If Congress put the budget on automatic pilot, enacting neither the President’s program policies nor his tax cuts, the deficit would be lower in every year than it would be under the President’s budget.  (The budget data showing this were also partly concealed by the Administration, in another departure from standard practice.)  Overall, the President’s proposals would increase deficits by a total of $192 billion over the next five years, as compared to what deficits would be if current policies were kept in place and the President’s policies were not pursued.

Appendix: How this Information was Compiled and Where Further Information Can Be Found

Other than in the first year, 2007, the funding cuts discussed in this analysis are not visible in the President’s budget.  The budget lists its proposed entitlement cuts by program for each year through 2011, as it does with its proposed tax cuts.  (These are shown in budget summary tables 6 and 7 on pages 318 through 329 of the Budget.)  In contrast, the cuts or increases in discretionary programs are shown only for 2007.  (See summary tables 2, 3, and 4 on pages 314-316 of the Budget.)  To find the Administration’s proposed funding levels for the different discretionary program areas for years after 2007, one must go to other OMB budget data that were not made broadly available.

It is standard in federal budgeting to ascertain whether funding is being cut or increased by comparing the funding levels being proposed to the existing funding levels, adjusted for inflation (i.e., to the budget “baseline”).  In examining an administration’s budget, one simply compares the administration’s proposed funding level for a given year with the baseline level for that year to see whether the proposed funding level is above or below the baseline.  OMB’s baseline for discretionary funding by function and subfunction is publicly available in Table 25-12 of the Analytical Perspectives, one of the OMB budget volumes issued on February 6.

To measure the President’s proposed funding decreases or increases, we need to find the discretionary funding levels that the President is proposing for the various discretionary program areas and to compare these levels with the budget baseline levels.  We start with the total funding (or “Budget Authority”) that the President’s budget proposes for each budget function and subfunction for each of the next five years.  These data (which include a single figure for each function and subfunction for the funding level for mandatory and discretionary programs combined for each year) are publicly available in Table 5.1 of the Historical Tables, another of the OMB budget volumes.  These data constitute the first page of a spreadsheet posted on the Center website.

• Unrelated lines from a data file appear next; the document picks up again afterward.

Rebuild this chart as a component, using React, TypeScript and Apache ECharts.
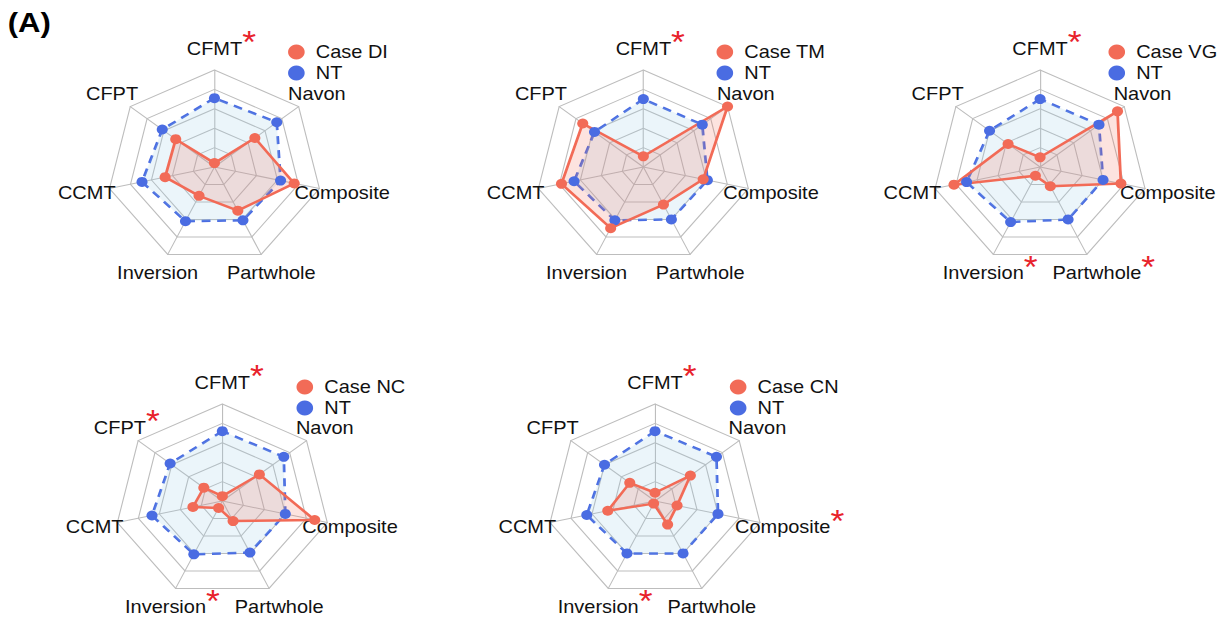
import { useEffect, useRef } from 'react';
import * as echarts from 'echarts';

// Axes in ECharts radar order (counter-clockwise from the top)
const axes = ['CFMT', 'CFPT', 'CCMT', 'Inversion', 'Partwhole', 'Composite', 'Navon'];

// Values as fraction of the outer ring (same axis order as above)
const caseDI = [0.04, 0.46, 0.47, 0.33, 0.5, 0.76, 0.48];
const ntDI = [0.71, 0.62, 0.69, 0.62, 0.61, 0.63, 0.74];
const caseTM = [0.11, 0.72, 0.78, 0.7, 0.43, 0.57, 1.0];
const ntTM = [0.7, 0.58, 0.66, 0.61, 0.6, 0.61, 0.7];
const caseVG = [0.1, 0.38, 0.82, 0.1, 0.22, 0.77, 0.92];
const ntVG = [0.7, 0.6, 0.7, 0.63, 0.6, 0.6, 0.7];
const caseNC = [0.05, 0.22, 0.28, 0.08, 0.23, 0.88, 0.44];
const ntNC = [0.72, 0.62, 0.67, 0.61, 0.59, 0.6, 0.73];
const caseCN = [0.085, 0.3, 0.45, 0.03, 0.27, 0.21, 0.42];
const ntCN = [0.72, 0.6, 0.65, 0.6, 0.6, 0.6, 0.73];

// Axes marked with a significance asterisk
const starsDI = ['CFMT'];
const starsTM = ['CFMT'];
const starsVG = ['CFMT', 'Inversion', 'Partwhole'];
const starsNC = ['CFMT', 'CFPT', 'Inversion'];
const starsCN = ['CFMT', 'Inversion', 'Composite'];

const caseNames = ['Case DI', 'Case TM', 'Case VG', 'Case NC', 'Case CN'];
const ntName = 'NT';

const RED = '#F26B57';
const BLUE = '#4A6CE2';
const FONT = '"Liberation Sans", Arial, Helvetica, sans-serif';

const S = 1.11; // horizontal stretch of the whole figure
const W = 1228 / S;
const H = 617;
const R = 97;

const panels = [
  { name: caseNames[0], cv: caseDI, nv: ntDI, stars: starsDI, center: [193.2, 167], legend: [254.5, 38] },
  { name: caseNames[1], cv: caseTM, nv: ntTM, stars: starsTM, center: [579.6, 167], legend: [640.5, 38] },
  { name: caseNames[2], cv: caseVG, nv: ntVG, stars: starsVG, center: [937, 167], legend: [993.6, 38] },
  { name: caseNames[3], cv: caseNC, nv: ntNC, stars: starsNC, center: [200.3, 501], legend: [262.1, 373] },
  { name: caseNames[4], cv: caseCN, nv: ntCN, stars: starsCN, center: [590.1, 501], legend: [652.5, 373] },
];

export default function App() {
  const ref = useRef<HTMLDivElement>(null);

  useEffect(() => {
    if (!ref.current) return;
    const chart = echarts.init(ref.current, undefined, { renderer: 'svg' });

    const radar = panels.map((p) => ({
      center: p.center,
      radius: R,
      startAngle: 90,
      splitNumber: 5,
      shape: 'polygon',
      indicator: axes.map((a) => ({ name: a, min: 0, max: 1 })),
      axisNameGap: 21,
      nameGap: 21,
      axisName: {
        color: '#111',
        fontSize: 18,
        fontFamily: FONT,
        align: 'center',
        verticalAlign: 'middle',
        formatter: (name: string) =>
          p.stars.indexOf(name) >= 0 ? `{h|*}{n|${name}}{s|*}` : `{n|${name}}`,
        rich: {
          n: { fontSize: 18, color: '#111', fontFamily: FONT },
          s: { fontSize: 32, color: '#E8222B', fontFamily: FONT, padding: [0, 0, 14, 0] },
          h: { fontSize: 32, color: 'rgba(0,0,0,0)', fontFamily: FONT, padding: [0, 0, 14, 0] },
        },
      },
      splitLine: { lineStyle: { color: '#BDBDBD', width: 1 } },
      splitArea: { show: false },
      axisLine: { lineStyle: { color: '#BDBDBD', width: 1 } },
    }));

    const series = panels.map((p, i) => ({
      type: 'radar',
      radarIndex: i,
      symbol: 'circle',
      symbolSize: 10,
      data: [
        {
          name: ntName,
          value: p.nv,
          itemStyle: { color: BLUE },
          lineStyle: { color: BLUE, width: 2.5, type: [8, 6] },
          areaStyle: { color: 'rgba(150,200,230,0.27)' },
        },
        {
          name: p.name,
          value: p.cv,
          itemStyle: { color: RED },
          lineStyle: { color: RED, width: 2.5 },
          areaStyle: { color: 'rgba(242,107,87,0.27)' },
        },
      ],
    }));

    const legend = panels.map((p) => ({
      data: [p.name, ntName],
      orient: 'vertical',
      left: p.legend[0],
      top: p.legend[1],
      icon: 'circle',
      itemWidth: 15,
      itemHeight: 16,
      itemGap: 3,
      selectedMode: false,
      textStyle: { fontSize: 18, color: '#111', fontFamily: FONT, padding: [0, 0, 0, 5] },
    }));

    chart.setOption({
      animation: false,
      backgroundColor: '#fff',
      radar,
      series,
      legend,
      graphic: [
        {
          type: 'text',
          left: 7,
          top: 8,
          style: { text: '(A)', font: `bold 28px ${FONT}`, fill: '#000' },
        },
      ],
    });

    return () => chart.dispose();
  }, []);

  return (
    <div
      style={{
        position: 'absolute',
        left: 0,
        top: 0,
        width: 1228,
        height: H,
        overflow: 'hidden',
        background: '#fff',
      }}
    >
      <div
        ref={ref}
        style={{
          width: W,
          height: H,
          transform: `scaleX(${S})`,
          transformOrigin: '0 0',
        }}
      />
    </div>
  );
}
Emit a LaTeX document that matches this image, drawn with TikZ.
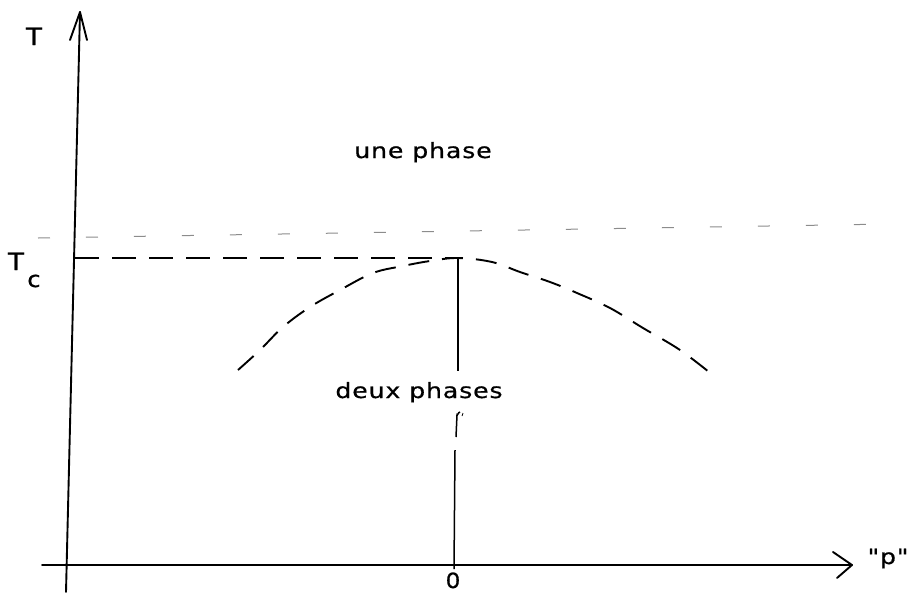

We then identify the funding level that the Administration is proposing for the mandatory programs in each function and subfunction for each of these next five years.  These data were provided by OMB in the form of a computer run and made available to Congress on February 6, and are included here as the second page of the spreadsheet.  With these data, we can identify the Administration’s proposed discretionary funding level for each year for each function and subfunction.  The third page of our spreadsheet is simply the total funding level for each year for each function and subfunction minus the mandatory funding level for each year for each function and subfunction — in other words, the level of discretionary funding that the President is proposing for each function and subfunction for each year through 2011.  The fourth page of our spreadsheet then shows the budget baseline for each year for each discretionary function and subfunction, as discussed above. 

The function and subfunction data described in this analysis can be found in the last two pages of our spreadsheet.  The fifth page compares the President’s proposed funding levels by function and subfunction with the baseline levels to show the dollar cuts or increases being proposed, by function and subfunction, for each of the next five years.  The sixth and final page of the spreadsheet shows the percentage decrease or increase for each function and subfunction, relative to the baseline projection, for each year.